Com certeza, quem nos condena não é Deus. Tamanho é o seu amor por nós que nos enviou seu próprio Filho! Nós mesmos/as fazemos a escolha, a opção é nossa. Estamos “no mundo”, mas podemos deixar de viver “conforme o mundo” (cf. Romanos 12,2).
Mas a que nós podemos nos condenar? Condena-se a si mesmo quem decide pelo projeto do “mundo”. Neste sentido, “crer” é aderir, aceitar, entregar-se, integrar-se no outro projeto, o do Reino.
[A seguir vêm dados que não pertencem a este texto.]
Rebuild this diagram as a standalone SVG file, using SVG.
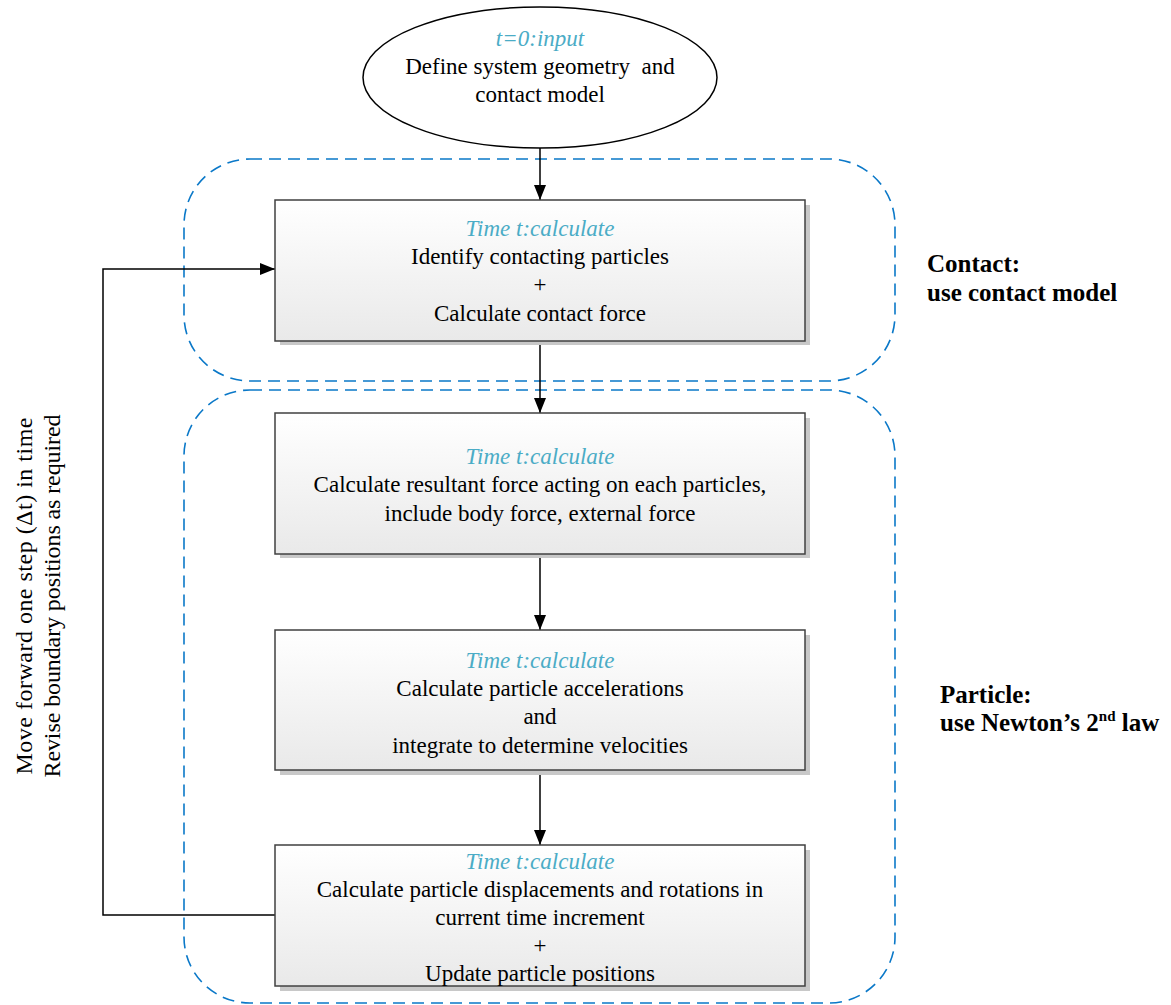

Não é bom que corramos o risco de nos condenar à tristeza e à frustração de quem não consegue crer que Deus nos ama e que “outro mundo é possível”. Não podemos nos condenar ao individualismo e ao isolamento apregoados pela sociedade moderna. O caminho é a solidariedade, a partilha e o compromisso com quem sofre injustiças. Não fazer essa escolha é ficar na indecisão de Nicodemos. E então nos sobraria a “opção” de nos consolar comprando flores e perfume para o túmulo, como fez esse líder dos judeus (João 19,38-42).